▶ **DATASET EXTRACT**:

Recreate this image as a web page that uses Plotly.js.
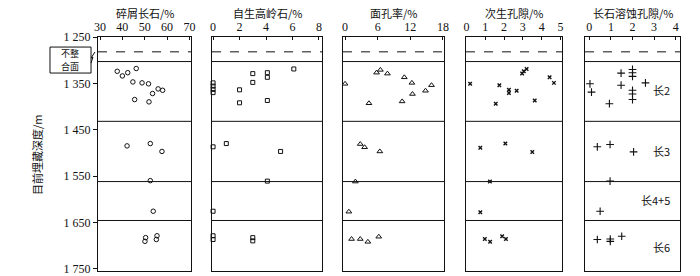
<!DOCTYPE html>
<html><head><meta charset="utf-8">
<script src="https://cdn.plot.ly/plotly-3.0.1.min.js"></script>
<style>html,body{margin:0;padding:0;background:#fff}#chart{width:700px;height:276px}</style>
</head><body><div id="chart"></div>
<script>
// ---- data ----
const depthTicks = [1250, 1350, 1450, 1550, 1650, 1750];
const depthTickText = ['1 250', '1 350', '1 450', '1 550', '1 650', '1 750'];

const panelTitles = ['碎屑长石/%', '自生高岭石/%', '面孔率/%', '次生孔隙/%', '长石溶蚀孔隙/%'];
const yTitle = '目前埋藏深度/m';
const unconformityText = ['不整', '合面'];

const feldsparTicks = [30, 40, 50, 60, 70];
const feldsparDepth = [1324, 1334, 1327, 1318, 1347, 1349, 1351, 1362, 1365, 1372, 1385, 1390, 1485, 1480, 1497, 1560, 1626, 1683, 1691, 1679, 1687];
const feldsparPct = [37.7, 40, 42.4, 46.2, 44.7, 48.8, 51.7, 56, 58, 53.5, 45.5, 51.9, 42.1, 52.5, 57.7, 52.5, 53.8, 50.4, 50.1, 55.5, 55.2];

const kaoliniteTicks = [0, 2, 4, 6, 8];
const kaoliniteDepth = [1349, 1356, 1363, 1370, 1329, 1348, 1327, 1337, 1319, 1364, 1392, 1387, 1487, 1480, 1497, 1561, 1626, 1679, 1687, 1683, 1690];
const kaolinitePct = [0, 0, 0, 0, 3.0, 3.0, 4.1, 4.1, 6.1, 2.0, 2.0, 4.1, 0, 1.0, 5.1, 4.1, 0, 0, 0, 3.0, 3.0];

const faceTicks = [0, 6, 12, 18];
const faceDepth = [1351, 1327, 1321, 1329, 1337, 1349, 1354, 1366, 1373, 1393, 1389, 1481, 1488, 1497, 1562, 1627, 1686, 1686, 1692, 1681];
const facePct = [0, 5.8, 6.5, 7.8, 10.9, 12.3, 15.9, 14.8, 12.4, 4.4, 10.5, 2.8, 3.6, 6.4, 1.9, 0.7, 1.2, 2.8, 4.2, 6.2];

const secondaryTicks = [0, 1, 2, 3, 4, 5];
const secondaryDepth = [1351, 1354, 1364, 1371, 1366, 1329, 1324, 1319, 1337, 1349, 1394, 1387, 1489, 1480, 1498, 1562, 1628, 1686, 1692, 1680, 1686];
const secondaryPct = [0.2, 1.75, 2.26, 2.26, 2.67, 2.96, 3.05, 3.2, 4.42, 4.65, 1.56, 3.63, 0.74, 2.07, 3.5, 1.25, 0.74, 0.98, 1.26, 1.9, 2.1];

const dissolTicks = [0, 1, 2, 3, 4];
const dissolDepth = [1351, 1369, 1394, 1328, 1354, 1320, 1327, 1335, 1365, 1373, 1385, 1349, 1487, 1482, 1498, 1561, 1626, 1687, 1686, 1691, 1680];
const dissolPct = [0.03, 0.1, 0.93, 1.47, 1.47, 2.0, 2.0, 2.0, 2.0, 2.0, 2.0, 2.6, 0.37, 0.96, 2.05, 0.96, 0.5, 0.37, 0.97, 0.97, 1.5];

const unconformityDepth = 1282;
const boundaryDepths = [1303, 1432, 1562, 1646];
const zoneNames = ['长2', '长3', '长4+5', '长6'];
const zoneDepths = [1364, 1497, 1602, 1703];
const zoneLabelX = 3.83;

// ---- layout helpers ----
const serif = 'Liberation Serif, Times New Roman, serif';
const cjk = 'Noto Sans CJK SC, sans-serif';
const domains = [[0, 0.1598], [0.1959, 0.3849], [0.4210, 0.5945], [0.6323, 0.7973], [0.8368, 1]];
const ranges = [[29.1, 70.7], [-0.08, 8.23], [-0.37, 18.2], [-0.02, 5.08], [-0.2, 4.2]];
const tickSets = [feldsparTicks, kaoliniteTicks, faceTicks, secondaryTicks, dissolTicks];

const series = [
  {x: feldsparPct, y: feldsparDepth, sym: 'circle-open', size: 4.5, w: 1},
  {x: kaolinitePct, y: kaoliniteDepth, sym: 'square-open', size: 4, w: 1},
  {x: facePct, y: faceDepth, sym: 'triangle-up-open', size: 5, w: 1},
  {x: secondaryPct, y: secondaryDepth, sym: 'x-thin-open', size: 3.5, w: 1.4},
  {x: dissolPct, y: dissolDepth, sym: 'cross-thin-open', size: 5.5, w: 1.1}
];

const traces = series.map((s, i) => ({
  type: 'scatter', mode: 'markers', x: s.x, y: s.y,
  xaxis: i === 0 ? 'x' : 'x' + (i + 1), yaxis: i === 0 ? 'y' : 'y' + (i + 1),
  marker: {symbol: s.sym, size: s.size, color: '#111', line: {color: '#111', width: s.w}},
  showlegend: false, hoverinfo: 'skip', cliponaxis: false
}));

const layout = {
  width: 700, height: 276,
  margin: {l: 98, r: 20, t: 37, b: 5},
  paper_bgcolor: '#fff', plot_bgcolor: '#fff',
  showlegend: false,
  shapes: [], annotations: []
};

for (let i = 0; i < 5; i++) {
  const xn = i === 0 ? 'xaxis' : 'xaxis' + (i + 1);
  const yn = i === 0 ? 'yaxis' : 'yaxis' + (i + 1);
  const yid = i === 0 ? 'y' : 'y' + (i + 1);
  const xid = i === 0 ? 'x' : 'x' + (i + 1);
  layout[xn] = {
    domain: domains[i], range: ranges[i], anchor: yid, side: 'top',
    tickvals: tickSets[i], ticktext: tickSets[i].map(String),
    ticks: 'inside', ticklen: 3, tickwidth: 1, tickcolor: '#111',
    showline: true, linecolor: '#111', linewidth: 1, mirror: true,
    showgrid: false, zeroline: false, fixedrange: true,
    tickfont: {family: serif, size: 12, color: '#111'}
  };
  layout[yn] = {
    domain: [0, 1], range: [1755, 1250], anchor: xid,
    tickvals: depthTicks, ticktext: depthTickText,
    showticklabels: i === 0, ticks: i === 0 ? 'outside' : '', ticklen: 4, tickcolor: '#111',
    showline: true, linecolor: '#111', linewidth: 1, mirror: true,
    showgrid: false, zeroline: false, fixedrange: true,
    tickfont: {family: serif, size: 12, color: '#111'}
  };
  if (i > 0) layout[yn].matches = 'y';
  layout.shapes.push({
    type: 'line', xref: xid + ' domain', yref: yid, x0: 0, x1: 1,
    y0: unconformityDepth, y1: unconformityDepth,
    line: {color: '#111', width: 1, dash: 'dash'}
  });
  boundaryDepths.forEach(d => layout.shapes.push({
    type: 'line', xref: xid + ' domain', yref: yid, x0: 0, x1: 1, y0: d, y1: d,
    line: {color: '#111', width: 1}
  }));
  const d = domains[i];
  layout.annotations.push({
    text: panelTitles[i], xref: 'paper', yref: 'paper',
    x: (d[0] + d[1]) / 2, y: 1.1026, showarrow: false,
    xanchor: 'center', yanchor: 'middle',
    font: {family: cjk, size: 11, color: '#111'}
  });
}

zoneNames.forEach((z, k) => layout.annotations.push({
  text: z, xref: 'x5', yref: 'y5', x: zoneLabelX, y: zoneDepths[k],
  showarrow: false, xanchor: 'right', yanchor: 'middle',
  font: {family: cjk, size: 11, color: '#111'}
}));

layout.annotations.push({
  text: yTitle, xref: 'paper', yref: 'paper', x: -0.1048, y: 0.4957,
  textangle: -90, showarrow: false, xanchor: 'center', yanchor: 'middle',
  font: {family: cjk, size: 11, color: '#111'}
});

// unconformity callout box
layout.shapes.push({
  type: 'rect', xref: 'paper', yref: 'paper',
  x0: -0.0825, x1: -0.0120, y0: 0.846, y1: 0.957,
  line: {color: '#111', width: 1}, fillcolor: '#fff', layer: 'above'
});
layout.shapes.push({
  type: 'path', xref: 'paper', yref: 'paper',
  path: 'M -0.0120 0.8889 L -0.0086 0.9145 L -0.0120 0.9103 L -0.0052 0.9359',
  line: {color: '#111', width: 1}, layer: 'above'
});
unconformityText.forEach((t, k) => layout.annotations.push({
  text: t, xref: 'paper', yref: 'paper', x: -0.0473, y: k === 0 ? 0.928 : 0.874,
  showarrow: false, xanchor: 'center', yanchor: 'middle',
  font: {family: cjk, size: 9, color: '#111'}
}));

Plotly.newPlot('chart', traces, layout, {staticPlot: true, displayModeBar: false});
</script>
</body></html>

▶ **WORK TO BE COMPLETED**: Leave out any pictures, please, and quote only the lines from the top of the data through the line that contains "const unconformityText = ['不整', '合面'];".

▶ **RIGHT ANSWER**:
Recreate this image as a web page that uses Plotly.js.
<!DOCTYPE html>
<html><head><meta charset="utf-8">
<script src="https://cdn.plot.ly/plotly-3.0.1.min.js"></script>
<style>html,body{margin:0;padding:0;background:#fff}#chart{width:700px;height:276px}</style>
</head><body><div id="chart"></div>
<script>
// ---- data ----
const depthTicks = [1250, 1350, 1450, 1550, 1650, 1750];
const depthTickText = ['1 250', '1 350', '1 450', '1 550', '1 650', '1 750'];

const panelTitles = ['碎屑长石/%', '自生高岭石/%', '面孔率/%', '次生孔隙/%', '长石溶蚀孔隙/%'];
const yTitle = '目前埋藏深度/m';
const unconformityText = ['不整', '合面'];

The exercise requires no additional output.